__Instructions for the task__: Write out each line word for word. Drop pictures.

###

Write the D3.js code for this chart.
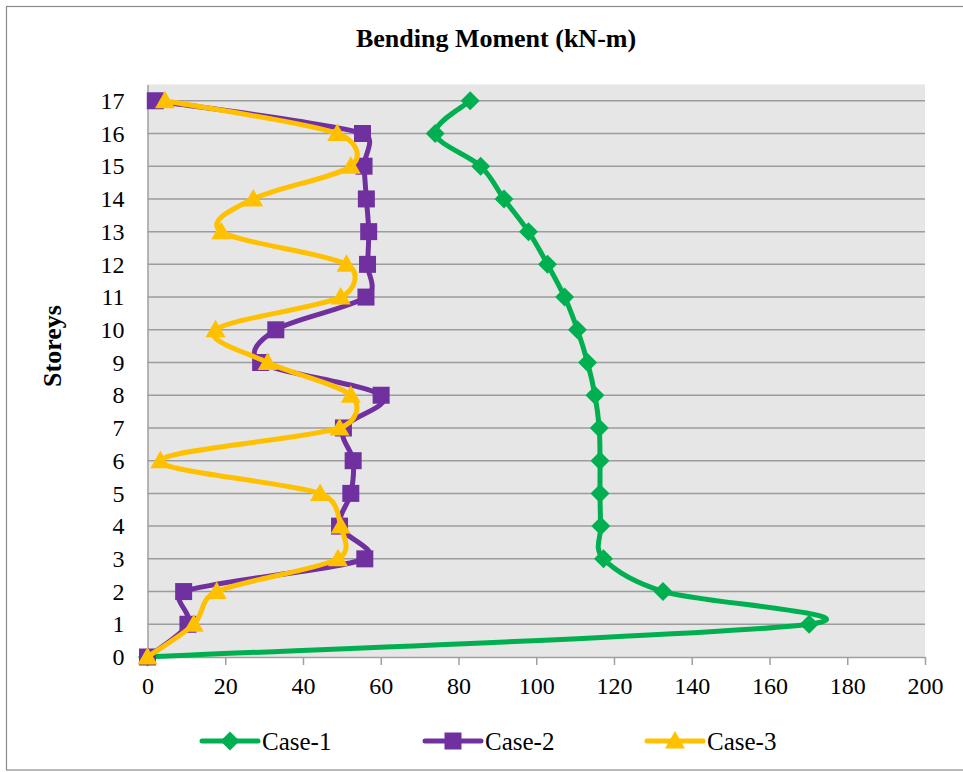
<!DOCTYPE html>
<html>
<head>
<meta charset="utf-8">
<script src="https://cdn.jsdelivr.net/npm/d3@7"></script>
<style>
  html, body { margin: 0; padding: 0; background: #ffffff; }
  svg { display: block; }
  text { font-family: "Liberation Serif", "Times New Roman", serif; fill: #000; }
</style>
</head>
<body>
<svg id="chart" width="963" height="772"></svg>
<script>
// Storey levels (vertical axis) and bending moment per case (kN-m)
const storeys = [0, 1, 2, 3, 4, 5, 6, 7, 8, 9, 10, 11, 12, 13, 14, 15, 16, 17];
const case1 = [0, 170.2, 132.6, 117.3, 116.6, 116.4, 116.4, 116.2, 115.1, 113.2, 110.6, 107.3, 102.9, 98.0, 91.7, 85.7, 74.0, 83.0];
const case2 = [0, 10.4, 9.3, 55.9, 49.4, 52.3, 52.9, 50.4, 60.1, 29.1, 33.0, 56.2, 56.6, 56.9, 56.3, 55.7, 55.3, 2.0];
const case3 = [0, 11.9, 17.8, 49.0, 49.7, 44.4, 3.3, 49.4, 52.3, 30.9, 17.5, 49.7, 51.2, 19.0, 27.2, 52.3, 48.8, 4.5];
const seriesNames = ["Case-1", "Case-2", "Case-3"];
const seriesColors = ["#00B050", "#7030A0", "#FFC000"];
const seriesMarkers = ["diamond", "square", "triangle"];
const xTicks = [0, 20, 40, 60, 80, 100, 120, 140, 160, 180, 200];
const yTicks = storeys;

const svg = d3.select("#chart");
const plot = { left: 147.5, right: 925, top: 84.4, bottom: 657 };

// Chart frame
svg.append("rect")
  .attr("x", 6.5).attr("y", 6.5)
  .attr("width", 970).attr("height", 763.5)
  .attr("fill", "#fff").attr("stroke", "#8a8a8a").attr("stroke-width", 1.2);

const x = d3.scaleLinear().domain([0, 200]).range([plot.left, plot.right]);
const y = d3.scaleLinear().domain([0, 17.5]).range([plot.bottom, plot.top]);

// Plot background
svg.append("rect")
  .attr("x", plot.left).attr("y", plot.top)
  .attr("width", plot.right - plot.left).attr("height", plot.bottom - plot.top)
  .attr("fill", "#e6e6e6");

// Horizontal gridlines at each storey
svg.append("g")
  .selectAll("line")
  .data(yTicks.filter(d => d > 0))
  .join("line")
  .attr("x1", plot.left).attr("x2", plot.right)
  .attr("y1", d => y(d)).attr("y2", d => y(d))
  .attr("stroke", "#9c9c9c").attr("stroke-width", 1.5);

// X axis
const xAxis = svg.append("g")
  .attr("transform", `translate(0,${plot.bottom})`)
  .call(d3.axisBottom(x).tickValues(xTicks).tickSize(8).tickSizeOuter(0).tickPadding(12));
xAxis.select(".domain").attr("stroke", "#a0a0a0").attr("stroke-width", 1.5);
xAxis.selectAll(".tick line").attr("stroke", "#a0a0a0").attr("stroke-width", 1.5);
xAxis.selectAll(".tick text")
  .attr("font-size", 24)
  .attr("font-family", "Liberation Serif, serif")
  .attr("fill", "#000");

// Y axis
const yAxis = svg.append("g")
  .attr("transform", `translate(${plot.left},0)`)
  .call(d3.axisLeft(y).tickValues(yTicks).tickSize(0).tickSizeOuter(0).tickPadding(23));
yAxis.select(".domain").attr("stroke", "#a0a0a0").attr("stroke-width", 1.5);
yAxis.selectAll(".tick text")
  .attr("font-size", 24)
  .attr("font-family", "Liberation Serif, serif")
  .attr("fill", "#000");

// Title and axis label
svg.append("text")
  .attr("x", 496).attr("y", 38)
  .attr("text-anchor", "middle").attr("dominant-baseline", "central")
  .attr("font-size", 26).attr("font-weight", "bold")
  .text("Bending Moment (kN-m)");

svg.append("text")
  .attr("transform", "translate(52,346) rotate(-90)")
  .attr("text-anchor", "middle").attr("dominant-baseline", "central")
  .attr("font-size", 26).attr("font-weight", "bold")
  .text("Storeys");

// Marker shapes
function markerPath(kind) {
  if (kind === "diamond") return "M0,-9.5L9.5,0L0,9.5L-9.5,0Z";
  if (kind === "square") return "M-8.5,-8.5H8.5V8.5H-8.5Z";
  return "M0,-10L10,7.5H-10Z";
}

// Smoothed line: Bezier segments whose handles follow the neighbour chord (1/6),
// each handle capped at half the length of the segment it points along.
function smoothPath(pts) {
  const n = pts.length;
  const dist = (a, b) => Math.hypot(b[0] - a[0], b[1] - a[1]);
  const outC = [], inC = [];
  for (let i = 0; i < n; i++) {
    const p = pts[i];
    const prev = pts[Math.max(0, i - 1)];
    const next = pts[Math.min(n - 1, i + 1)];
    const tx = (next[0] - prev[0]) / 6, ty = (next[1] - prev[1]) / 6;
    const tl = Math.hypot(tx, ty) || 1;
    const fOut = i < n - 1 ? Math.min(1, dist(p, next) / 2 / tl) : 0;
    const fIn = i > 0 ? Math.min(1, dist(prev, p) / 2 / tl) : 0;
    outC.push([p[0] + tx * fOut, p[1] + ty * fOut]);
    inC.push([p[0] - tx * fIn, p[1] - ty * fIn]);
  }
  const path = d3.path();
  path.moveTo(pts[0][0], pts[0][1]);
  for (let i = 1; i < n; i++) {
    path.bezierCurveTo(outC[i - 1][0], outC[i - 1][1], inC[i][0], inC[i][1], pts[i][0], pts[i][1]);
  }
  return path.toString();
}

const allSeries = [case1, case2, case3].map((vals, i) => ({
  name: seriesNames[i],
  color: seriesColors[i],
  marker: seriesMarkers[i],
  points: vals.map((v, j) => ({ v, s: storeys[j] }))
}));

allSeries.forEach(s => {
  const g = svg.append("g");
  g.append("path")
    .datum(s.points)
    .attr("d", d => smoothPath(d.map(p => [x(p.v), y(p.s)])))
    .attr("fill", "none")
    .attr("stroke", s.color)
    .attr("stroke-width", 5)
    .attr("stroke-linejoin", "round")
    .attr("stroke-linecap", "round");
  g.selectAll("path.mk")
    .data(s.points)
    .join("path")
    .attr("class", "mk")
    .attr("d", markerPath(s.marker))
    .attr("transform", d => `translate(${x(d.v)},${y(d.s)})`)
    .attr("fill", s.color);
});

// Legend
const legendX = [202, 425, 647];
const legendY = 741;
allSeries.forEach((s, i) => {
  const g = svg.append("g").attr("transform", `translate(${legendX[i]},${legendY})`);
  g.append("line")
    .attr("x1", 0).attr("x2", 56)
    .attr("y1", 0).attr("y2", 0)
    .attr("stroke", s.color).attr("stroke-width", 5).attr("stroke-linecap", "round");
  g.append("path")
    .attr("d", markerPath(s.marker))
    .attr("transform", "translate(28,0)")
    .attr("fill", s.color);
  g.append("text")
    .attr("x", 60).attr("y", 0)
    .attr("dominant-baseline", "central")
    .attr("font-size", 25)
    .text(s.name);
});
</script>
</body>
</html>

###

__Expected output__:
Write the D3.js code for this chart.
<!DOCTYPE html>
<html>
<head>
<meta charset="utf-8">
<script src="https://cdn.jsdelivr.net/npm/d3@7"></script>
<style>
  html, body { margin: 0; padding: 0; background: #ffffff; }
  svg { display: block; }
  text { font-family: "Liberation Serif", "Times New Roman", serif; fill: #000; }
</style>
</head>
<body>
<svg id="chart" width="963" height="772"></svg>
<script>
// Storey levels (vertical axis) and bending moment per case (kN-m)
const storeys = [0, 1, 2, 3, 4, 5, 6, 7, 8, 9, 10, 11, 12, 13, 14, 15, 16, 17];
const case1 = [0, 170.2, 132.6, 117.3, 116.6, 116.4, 116.4, 116.2, 115.1, 113.2, 110.6, 107.3, 102.9, 98.0, 91.7, 85.7, 74.0, 83.0];
const case2 = [0, 10.4, 9.3, 55.9, 49.4, 52.3, 52.9, 50.4, 60.1, 29.1, 33.0, 56.2, 56.6, 56.9, 56.3, 55.7, 55.3, 2.0];
const case3 = [0, 11.9, 17.8, 49.0, 49.7, 44.4, 3.3, 49.4, 52.3, 30.9, 17.5, 49.7, 51.2, 19.0, 27.2, 52.3, 48.8, 4.5];
const seriesNames = ["Case-1", "Case-2", "Case-3"];
const seriesColors = ["#00B050", "#7030A0", "#FFC000"];
const seriesMarkers = ["diamond", "square", "triangle"];
const xTicks = [0, 20, 40, 60, 80, 100, 120, 140, 160, 180, 200];
const yTicks = storeys;

const svg = d3.select("#chart");
const plot = { left: 147.5, right: 925, top: 84.4, bottom: 657 };

// Chart frame
svg.append("rect")
  .attr("x", 6.5).attr("y", 6.5)
  .attr("width", 970).attr("height", 763.5)
  .attr("fill", "#fff").attr("stroke", "#8a8a8a").attr("stroke-width", 1.2);

const x = d3.scaleLinear().domain([0, 200]).range([plot.left, plot.right]);
const y = d3.scaleLinear().domain([0, 17.5]).range([plot.bottom, plot.top]);

// Plot background
svg.append("rect")
  .attr("x", plot.left).attr("y", plot.top)
  .attr("width", plot.right - plot.left).attr("height", plot.bottom - plot.top)
  .attr("fill", "#e6e6e6");

// Horizontal gridlines at each storey
svg.append("g")
  .selectAll("line")
  .data(yTicks.filter(d => d > 0))
  .join("line")
  .attr("x1", plot.left).attr("x2", plot.right)
  .attr("y1", d => y(d)).attr("y2", d => y(d))
  .attr("stroke", "#9c9c9c").attr("stroke-width", 1.5);

// X axis
const xAxis = svg.append("g")
  .attr("transform", `translate(0,${plot.bottom})`)
  .call(d3.axisBottom(x).tickValues(xTicks).tickSize(8).tickSizeOuter(0).tickPadding(12));
xAxis.select(".domain").attr("stroke", "#a0a0a0").attr("stroke-width", 1.5);
xAxis.selectAll(".tick line").attr("stroke", "#a0a0a0").attr("stroke-width", 1.5);
xAxis.selectAll(".tick text")
  .attr("font-size", 24)
  .attr("font-family", "Liberation Serif, serif")
  .attr("fill", "#000");

// Y axis
const yAxis = svg.append("g")
  .attr("transform", `translate(${plot.left},0)`)
  .call(d3.axisLeft(y).tickValues(yTicks).tickSize(0).tickSizeOuter(0).tickPadding(23));
yAxis.select(".domain").attr("stroke", "#a0a0a0").attr("stroke-width", 1.5);
yAxis.selectAll(".tick text")
  .attr("font-size", 24)
  .attr("font-family", "Liberation Serif, serif")
  .attr("fill", "#000");

// Title and axis label
svg.append("text")
  .attr("x", 496).attr("y", 38)
  .attr("text-anchor", "middle").attr("dominant-baseline", "central")
  .attr("font-size", 26).attr("font-weight", "bold")
  .text("Bending Moment (kN-m)");

svg.append("text")
  .attr("transform", "translate(52,346) rotate(-90)")
  .attr("text-anchor", "middle").attr("dominant-baseline", "central")
  .attr("font-size", 26).attr("font-weight", "bold")
  .text("Storeys");

// Marker shapes
function markerPath(kind) {
  if (kind === "diamond") return "M0,-9.5L9.5,0L0,9.5L-9.5,0Z";
  if (kind === "square") return "M-8.5,-8.5H8.5V8.5H-8.5Z";
  return "M0,-10L10,7.5H-10Z";
}

// Smoothed line: Bezier segments whose handles follow the neighbour chord (1/6),
// each handle capped at half the length of the segment it points along.
function smoothPath(pts) {
  const n = pts.length;
  const dist = (a, b) => Math.hypot(b[0] - a[0], b[1] - a[1]);
  const outC = [], inC = [];
  for (let i = 0; i < n; i++) {
    const p = pts[i];
    const prev = pts[Math.max(0, i - 1)];
    const next = pts[Math.min(n - 1, i + 1)];
    const tx = (next[0] - prev[0]) / 6, ty = (next[1] - prev[1]) / 6;
    const tl = Math.hypot(tx, ty) || 1;
    const fOut = i < n - 1 ? Math.min(1, dist(p, next) / 2 / tl) : 0;
    const fIn = i > 0 ? Math.min(1, dist(prev, p) / 2 / tl) : 0;
    outC.push([p[0] + tx * fOut, p[1] + ty * fOut]);
    inC.push([p[0] - tx * fIn, p[1] - ty * fIn]);
  }
  const path = d3.path();
  path.moveTo(pts[0][0], pts[0][1]);
  for (let i = 1; i < n; i++) {
    path.bezierCurveTo(outC[i - 1][0], outC[i - 1][1], inC[i][0], inC[i][1], pts[i][0], pts[i][1]);
  }
  return path.toString();
}

const allSeries = [case1, case2, case3].map((vals, i) => ({
  name: seriesNames[i],
  color: seriesColors[i],
  marker: seriesMarkers[i],
  points: vals.map((v, j) => ({ v, s: storeys[j] }))
}));

allSeries.forEach(s => {
  const g = svg.append("g");
  g.append("path")
    .datum(s.points)
    .attr("d", d => smoothPath(d.map(p => [x(p.v), y(p.s)])))
    .attr("fill", "none")
    .attr("stroke", s.color)
    .attr("stroke-width", 5)
    .attr("stroke-linejoin", "round")
    .attr("stroke-linecap", "round");
  g.selectAll("path.mk")
    .data(s.points)
    .join("path")
    .attr("class", "mk")
    .attr("d", markerPath(s.marker))
    .attr("transform", d => `translate(${x(d.v)},${y(d.s)})`)
    .attr("fill", s.color);
});

// Legend
const legendX = [202, 425, 647];
const legendY = 741;
allSeries.forEach((s, i) => {
  const g = svg.append("g").attr("transform", `translate(${legendX[i]},${legendY})`);
  g.append("line")
    .attr("x1", 0).attr("x2", 56)
    .attr("y1", 0).attr("y2", 0)
    .attr("stroke", s.color).attr("stroke-width", 5).attr("stroke-linecap", "round");
  g.append("path")
    .attr("d", markerPath(s.marker))
    .attr("transform", "translate(28,0)")
    .attr("fill", s.color);
  g.append("text")
    .attr("x", 60).attr("y", 0)
    .attr("dominant-baseline", "central")
    .attr("font-size", 25)
    .text(s.name);
});
</script>
</body>
</html>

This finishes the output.